**Given material:**
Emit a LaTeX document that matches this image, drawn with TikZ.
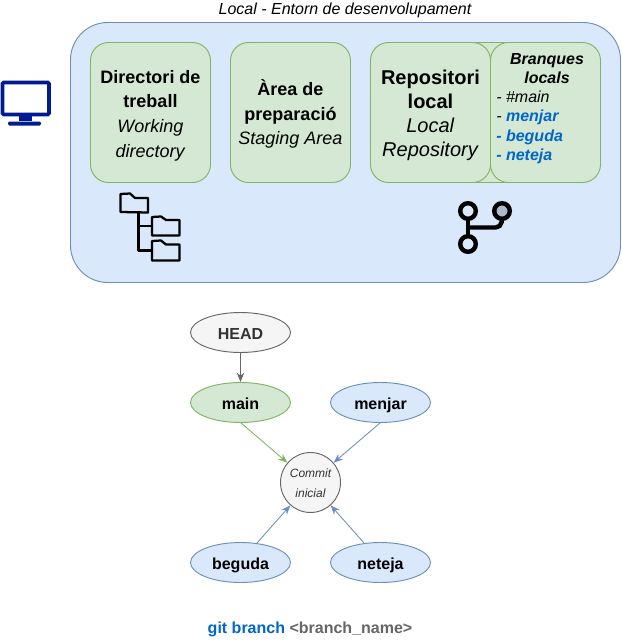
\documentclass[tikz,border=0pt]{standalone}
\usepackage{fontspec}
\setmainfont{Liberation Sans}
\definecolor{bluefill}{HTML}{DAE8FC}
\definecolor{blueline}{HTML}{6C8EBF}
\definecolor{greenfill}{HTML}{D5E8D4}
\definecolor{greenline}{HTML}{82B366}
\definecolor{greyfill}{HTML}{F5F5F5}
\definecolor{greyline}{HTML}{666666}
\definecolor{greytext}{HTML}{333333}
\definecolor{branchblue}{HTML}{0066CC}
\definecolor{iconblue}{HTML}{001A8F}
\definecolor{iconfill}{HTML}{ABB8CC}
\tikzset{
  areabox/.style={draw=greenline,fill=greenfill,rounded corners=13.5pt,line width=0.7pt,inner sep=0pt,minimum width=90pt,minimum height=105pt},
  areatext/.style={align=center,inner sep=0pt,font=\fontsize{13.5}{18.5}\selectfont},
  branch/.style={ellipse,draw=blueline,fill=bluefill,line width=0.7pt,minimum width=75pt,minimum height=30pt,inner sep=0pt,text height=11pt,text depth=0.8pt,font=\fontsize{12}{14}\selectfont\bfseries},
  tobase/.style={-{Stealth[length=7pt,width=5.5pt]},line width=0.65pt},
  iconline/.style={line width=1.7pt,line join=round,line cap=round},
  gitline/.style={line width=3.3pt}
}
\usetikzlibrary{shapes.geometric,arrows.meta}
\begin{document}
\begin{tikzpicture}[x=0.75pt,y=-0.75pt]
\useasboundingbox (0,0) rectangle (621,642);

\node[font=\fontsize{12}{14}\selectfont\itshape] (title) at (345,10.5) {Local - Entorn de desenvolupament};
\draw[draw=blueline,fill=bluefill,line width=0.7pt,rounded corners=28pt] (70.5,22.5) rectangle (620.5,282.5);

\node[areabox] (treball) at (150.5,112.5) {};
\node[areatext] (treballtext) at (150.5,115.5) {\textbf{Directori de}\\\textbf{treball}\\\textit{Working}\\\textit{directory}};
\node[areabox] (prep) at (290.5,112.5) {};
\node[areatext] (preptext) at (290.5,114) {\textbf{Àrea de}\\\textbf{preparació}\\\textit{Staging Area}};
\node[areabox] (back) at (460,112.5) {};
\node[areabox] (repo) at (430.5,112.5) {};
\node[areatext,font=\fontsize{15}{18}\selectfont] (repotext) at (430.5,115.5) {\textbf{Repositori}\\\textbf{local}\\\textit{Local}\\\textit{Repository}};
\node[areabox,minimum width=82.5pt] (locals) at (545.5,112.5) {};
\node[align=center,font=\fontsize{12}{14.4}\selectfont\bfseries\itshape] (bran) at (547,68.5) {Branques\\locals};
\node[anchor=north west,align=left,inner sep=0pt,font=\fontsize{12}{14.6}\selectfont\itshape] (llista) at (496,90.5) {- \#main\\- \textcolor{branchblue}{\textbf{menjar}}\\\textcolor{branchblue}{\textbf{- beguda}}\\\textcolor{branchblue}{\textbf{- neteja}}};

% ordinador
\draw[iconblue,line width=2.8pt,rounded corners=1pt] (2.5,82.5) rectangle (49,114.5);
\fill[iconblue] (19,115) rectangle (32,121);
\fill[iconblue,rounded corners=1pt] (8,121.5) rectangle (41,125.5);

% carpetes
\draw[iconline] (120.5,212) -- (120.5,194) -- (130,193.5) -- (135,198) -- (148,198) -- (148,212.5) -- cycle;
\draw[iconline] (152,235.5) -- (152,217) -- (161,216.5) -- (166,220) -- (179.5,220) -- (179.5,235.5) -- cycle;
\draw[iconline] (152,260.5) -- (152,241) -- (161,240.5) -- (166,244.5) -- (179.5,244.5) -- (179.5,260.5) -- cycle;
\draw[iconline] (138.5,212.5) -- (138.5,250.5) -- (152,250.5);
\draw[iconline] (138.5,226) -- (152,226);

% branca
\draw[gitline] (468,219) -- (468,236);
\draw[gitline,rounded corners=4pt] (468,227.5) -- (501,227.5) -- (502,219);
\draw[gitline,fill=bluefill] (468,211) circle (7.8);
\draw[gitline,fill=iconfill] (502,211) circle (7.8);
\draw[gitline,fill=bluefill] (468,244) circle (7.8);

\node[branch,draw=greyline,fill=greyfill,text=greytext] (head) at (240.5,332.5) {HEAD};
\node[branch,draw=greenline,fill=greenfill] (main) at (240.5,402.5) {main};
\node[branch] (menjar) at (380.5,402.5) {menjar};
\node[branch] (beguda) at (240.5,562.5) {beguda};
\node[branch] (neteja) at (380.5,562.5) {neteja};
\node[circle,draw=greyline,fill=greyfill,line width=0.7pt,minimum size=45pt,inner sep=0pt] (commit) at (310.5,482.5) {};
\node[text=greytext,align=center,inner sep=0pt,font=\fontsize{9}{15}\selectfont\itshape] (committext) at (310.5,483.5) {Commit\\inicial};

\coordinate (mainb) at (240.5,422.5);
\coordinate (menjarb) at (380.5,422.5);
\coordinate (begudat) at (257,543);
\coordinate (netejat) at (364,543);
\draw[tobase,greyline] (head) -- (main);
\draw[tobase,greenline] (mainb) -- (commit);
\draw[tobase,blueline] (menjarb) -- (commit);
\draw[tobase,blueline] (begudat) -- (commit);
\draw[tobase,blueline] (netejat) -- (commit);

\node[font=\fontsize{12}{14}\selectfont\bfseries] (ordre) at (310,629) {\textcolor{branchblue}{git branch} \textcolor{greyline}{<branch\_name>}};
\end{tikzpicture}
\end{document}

**Task directions:** Write out the whole listing exactly, and drop the pictures.

**Full response:**
Emit a LaTeX document that matches this image, drawn with TikZ.
\documentclass[tikz,border=0pt]{standalone}
\usepackage{fontspec}
\setmainfont{Liberation Sans}
\definecolor{bluefill}{HTML}{DAE8FC}
\definecolor{blueline}{HTML}{6C8EBF}
\definecolor{greenfill}{HTML}{D5E8D4}
\definecolor{greenline}{HTML}{82B366}
\definecolor{greyfill}{HTML}{F5F5F5}
\definecolor{greyline}{HTML}{666666}
\definecolor{greytext}{HTML}{333333}
\definecolor{branchblue}{HTML}{0066CC}
\definecolor{iconblue}{HTML}{001A8F}
\definecolor{iconfill}{HTML}{ABB8CC}
\tikzset{
  areabox/.style={draw=greenline,fill=greenfill,rounded corners=13.5pt,line width=0.7pt,inner sep=0pt,minimum width=90pt,minimum height=105pt},
  areatext/.style={align=center,inner sep=0pt,font=\fontsize{13.5}{18.5}\selectfont},
  branch/.style={ellipse,draw=blueline,fill=bluefill,line width=0.7pt,minimum width=75pt,minimum height=30pt,inner sep=0pt,text height=11pt,text depth=0.8pt,font=\fontsize{12}{14}\selectfont\bfseries},
  tobase/.style={-{Stealth[length=7pt,width=5.5pt]},line width=0.65pt},
  iconline/.style={line width=1.7pt,line join=round,line cap=round},
  gitline/.style={line width=3.3pt}
}
\usetikzlibrary{shapes.geometric,arrows.meta}
\begin{document}
\begin{tikzpicture}[x=0.75pt,y=-0.75pt]
\useasboundingbox (0,0) rectangle (621,642);

\node[font=\fontsize{12}{14}\selectfont\itshape] (title) at (345,10.5) {Local - Entorn de desenvolupament};
\draw[draw=blueline,fill=bluefill,line width=0.7pt,rounded corners=28pt] (70.5,22.5) rectangle (620.5,282.5);

\node[areabox] (treball) at (150.5,112.5) {};
\node[areatext] (treballtext) at (150.5,115.5) {\textbf{Directori de}\\\textbf{treball}\\\textit{Working}\\\textit{directory}};
\node[areabox] (prep) at (290.5,112.5) {};
\node[areatext] (preptext) at (290.5,114) {\textbf{Àrea de}\\\textbf{preparació}\\\textit{Staging Area}};
\node[areabox] (back) at (460,112.5) {};
\node[areabox] (repo) at (430.5,112.5) {};
\node[areatext,font=\fontsize{15}{18}\selectfont] (repotext) at (430.5,115.5) {\textbf{Repositori}\\\textbf{local}\\\textit{Local}\\\textit{Repository}};
\node[areabox,minimum width=82.5pt] (locals) at (545.5,112.5) {};
\node[align=center,font=\fontsize{12}{14.4}\selectfont\bfseries\itshape] (bran) at (547,68.5) {Branques\\locals};
\node[anchor=north west,align=left,inner sep=0pt,font=\fontsize{12}{14.6}\selectfont\itshape] (llista) at (496,90.5) {- \#main\\- \textcolor{branchblue}{\textbf{menjar}}\\\textcolor{branchblue}{\textbf{- beguda}}\\\textcolor{branchblue}{\textbf{- neteja}}};

% ordinador
\draw[iconblue,line width=2.8pt,rounded corners=1pt] (2.5,82.5) rectangle (49,114.5);
\fill[iconblue] (19,115) rectangle (32,121);
\fill[iconblue,rounded corners=1pt] (8,121.5) rectangle (41,125.5);

% carpetes
\draw[iconline] (120.5,212) -- (120.5,194) -- (130,193.5) -- (135,198) -- (148,198) -- (148,212.5) -- cycle;
\draw[iconline] (152,235.5) -- (152,217) -- (161,216.5) -- (166,220) -- (179.5,220) -- (179.5,235.5) -- cycle;
\draw[iconline] (152,260.5) -- (152,241) -- (161,240.5) -- (166,244.5) -- (179.5,244.5) -- (179.5,260.5) -- cycle;
\draw[iconline] (138.5,212.5) -- (138.5,250.5) -- (152,250.5);
\draw[iconline] (138.5,226) -- (152,226);

% branca
\draw[gitline] (468,219) -- (468,236);
\draw[gitline,rounded corners=4pt] (468,227.5) -- (501,227.5) -- (502,219);
\draw[gitline,fill=bluefill] (468,211) circle (7.8);
\draw[gitline,fill=iconfill] (502,211) circle (7.8);
\draw[gitline,fill=bluefill] (468,244) circle (7.8);

\node[branch,draw=greyline,fill=greyfill,text=greytext] (head) at (240.5,332.5) {HEAD};
\node[branch,draw=greenline,fill=greenfill] (main) at (240.5,402.5) {main};
\node[branch] (menjar) at (380.5,402.5) {menjar};
\node[branch] (beguda) at (240.5,562.5) {beguda};
\node[branch] (neteja) at (380.5,562.5) {neteja};
\node[circle,draw=greyline,fill=greyfill,line width=0.7pt,minimum size=45pt,inner sep=0pt] (commit) at (310.5,482.5) {};
\node[text=greytext,align=center,inner sep=0pt,font=\fontsize{9}{15}\selectfont\itshape] (committext) at (310.5,483.5) {Commit\\inicial};

\coordinate (mainb) at (240.5,422.5);
\coordinate (menjarb) at (380.5,422.5);
\coordinate (begudat) at (257,543);
\coordinate (netejat) at (364,543);
\draw[tobase,greyline] (head) -- (main);
\draw[tobase,greenline] (mainb) -- (commit);
\draw[tobase,blueline] (menjarb) -- (commit);
\draw[tobase,blueline] (begudat) -- (commit);
\draw[tobase,blueline] (netejat) -- (commit);

\node[font=\fontsize{12}{14}\selectfont\bfseries] (ordre) at (310,629) {\textcolor{branchblue}{git branch} \textcolor{greyline}{<branch\_name>}};
\end{tikzpicture}
\end{document}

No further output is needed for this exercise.